Ceci posé, les déviances ont toujours existé, comme les cas aberrants face à la norme. Lisez la Bible, il n'y a pas là-dedans que des images pieuses, c'est le moins qu'on puisse dire. C'est pourquoi je conçois aisément que l'expression faire l'amour, qui va bien au delà du contact de deux épidermes, puisse aussi se conjuguer s'il s'agit de deux êtres de même sexe. Je souhaite seulement que cela ne soit pas claironné.

Pierre Séel - puisque c'est à propos de lui que je rédige ces lignes - a jadis "fait l'amour" avec ce jeune supplicié décédé dans d'atroces conditions, et qu'il n'a pas oublié. Je m'incline devant sa douleur, et j'admire la fidélité de son courage. Agapè se tient ici aux côtés d'Éros, et c'est bien ainsi. Pierre Séel se confie avec dignité, et avec infiniment de pudeur. Il mérite pour le moins le respect silencieux autour de son expérience, et l'hommage que je lui rends ici. Il n'a strictement rien à voir avec tous ces irresponsables qui à la fois revendiquent toutes les libertés, et refusent toute obligation.

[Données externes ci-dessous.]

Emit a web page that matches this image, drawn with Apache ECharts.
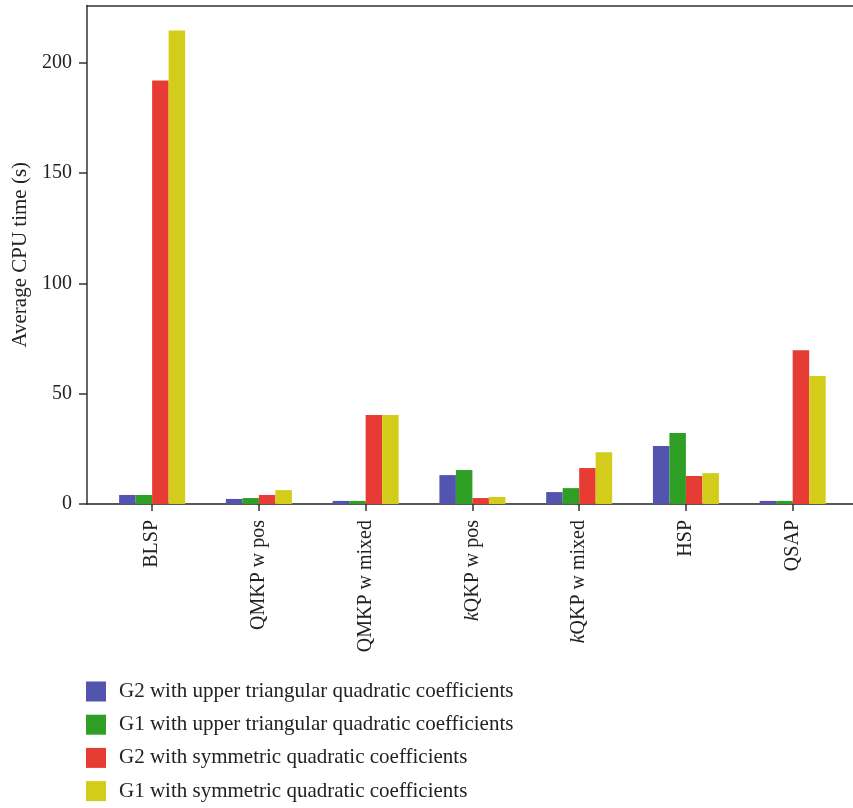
<!DOCTYPE html>
<html>
<head>
<meta charset="utf-8">
<script src="https://cdn.jsdelivr.net/npm/echarts@6/dist/echarts.min.js"></script>
<style>
  html, body { margin: 0; padding: 0; background: #fff; }
  #chart { width: 853px; height: 808px; }
</style>
</head>
<body>
<div id="chart"></div>
<script>
// Problem classes (x axis) and average CPU time per formulation (seconds)
const categories = ['BLSP', 'QMKP w pos', 'QMKP w mixed', 'kQKP w pos', 'kQKP w mixed', 'HSP', 'QSAP'];
const seriesNames = [
  'G2 with upper triangular quadratic coefficients',
  'G1 with upper triangular quadratic coefficients',
  'G2 with symmetric quadratic coefficients',
  'G1 with symmetric quadratic coefficients'
];
const g2Upper = [4.1, 2.3, 1.4, 13.1, 5.4, 26.3, 1.4];
const g1Upper = [4.1, 2.7, 1.4, 15.4, 7.2, 32.2, 1.4];
const g2Sym   = [192.0, 4.1, 40.3, 2.7, 16.3, 12.7, 69.7];
const g1Sym   = [214.7, 6.3, 40.3, 3.2, 23.5, 14.0, 58.0];
const yTicks = [0, 50, 100, 150, 200];

const colors = ['#5353b0', '#2f9e25', '#e63c33', '#d4cc1b'];
const font = 'Liberation Serif, Times New Roman, serif';
const ink = '#222';

const chart = echarts.init(document.getElementById('chart'), null, { renderer: 'canvas' });

// Category slots sit at integer positions 0..n-1 on a numeric axis
const positions = categories.map((_, i) => i);
const toPairs = vals => vals.map((v, i) => [positions[i], v]);

function labelFor(v) {
  const name = categories[Math.round(v)];
  if (name === undefined) return '';
  if (name.charAt(0) === 'k') return '{it|k}' + name.slice(1);
  return name;
}

const allValues = [g2Upper, g1Upper, g2Sym, g1Sym];

chart.setOption({
  animation: false,
  color: colors,
  grid: { left: 87, right: 0, top: 5.5, bottom: 304, containLabel: false },
  legend: {
    orient: 'vertical',
    left: 86,
    top: 681,
    padding: 0,
    itemWidth: 20,
    itemHeight: 20,
    itemGap: 12.2,
    icon: 'rect',
    data: seriesNames,
    textStyle: { fontFamily: font, fontSize: 21, color: ink, padding: [0, 0, 0, 8] }
  },
  xAxis: [{
    type: 'value',
    min: -0.61,
    max: 6.565,
    splitLine: { show: false },
    axisLine: { show: true, onZero: false, lineStyle: { color: ink, width: 1.5 } },
    axisTick: { show: true, length: 7, customValues: positions, lineStyle: { color: '#333', width: 1.5 } },
    axisLabel: {
      customValues: positions,
      rotate: 90,
      margin: 16,
      fontFamily: font,
      fontSize: 20,
      color: ink,
      formatter: labelFor,
      rich: { it: { fontFamily: font, fontSize: 20, fontStyle: 'italic', color: ink } }
    }
  }, {
    type: 'value',
    position: 'top',
    min: -0.61,
    max: 6.565,
    splitLine: { show: false },
    axisLine: { show: true, onZero: false, lineStyle: { color: '#333', width: 1.5 } },
    axisTick: { show: false },
    axisLabel: { show: false }
  }],
  yAxis: {
    type: 'value',
    min: 0,
    max: 226,
    name: 'Average CPU time (s)',
    nameLocation: 'middle',
    nameGap: 55,
    nameTextStyle: { fontFamily: font, fontSize: 21, color: ink },
    splitLine: { show: false },
    axisLine: { show: true, onZero: false, lineStyle: { color: '#333', width: 1.5 } },
    axisTick: { show: true, length: 8, customValues: yTicks, lineStyle: { color: '#333', width: 1.5 } },
    axisLabel: { customValues: yTicks, margin: 15, fontFamily: font, fontSize: 20, color: ink }
  },
  series: seriesNames.map((name, k) => ({
    name: name,
    type: 'bar',
    xAxisIndex: 0,
    barWidth: 16.5,
    barGap: '0%',
    data: toPairs(allValues[k]),
    itemStyle: { color: colors[k] }
  }))
});
</script>
</body>
</html>
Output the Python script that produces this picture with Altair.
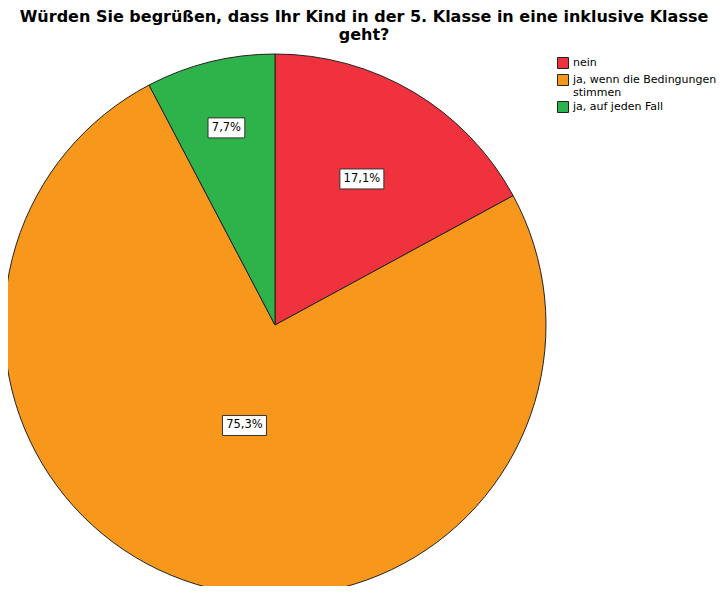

Je serais particulièrement fier de lui serrer la main, moi qui ai si souvent, dans l'exercice de ma profession, été contraint de serrer tant de mains malhonnêtes. Et de lui dire mon admiration. Et si vous désirez en savoir davantage sur Pierre Séel et sa tragique expérience, je vous suggère de suivre ces liens :

 

 

Pierre Séel

La Guenille

 

 

 


[On trouvera ici un extrait de l'ouvrage de Pierre Séel]

 

P.S. : Toussaint 2000 : Pierre Séel m'écrit, puis nous nous téléphonons longuement. Il me dit son entier accord avec ce que j'ai écrit supra, en particulier à propos de tous les "irresponsables"...
Noël, puis le début d'un siècle nouveau (pourvu que ce ne soit pas comme l'Ordre nouveau qu'appelaient de leurs vœux tous les fascismes, bruns ou rouges...) : Pierre Séel me fait envoyer, lui le retraité aux revenus fort modestes, une magnifique corbeille de fleurs ; est-ce à peine croyable ? [à suivre...]

 20010101 Fleurs PierreSeel

 

Pierre Séel nous a quittés le 25 novembre 2005. Il a été inhumé à Toulouse, où il résidait. Il avait 82 ans. C'était un type bien. Une rue de Toulouse porte désormais son nom.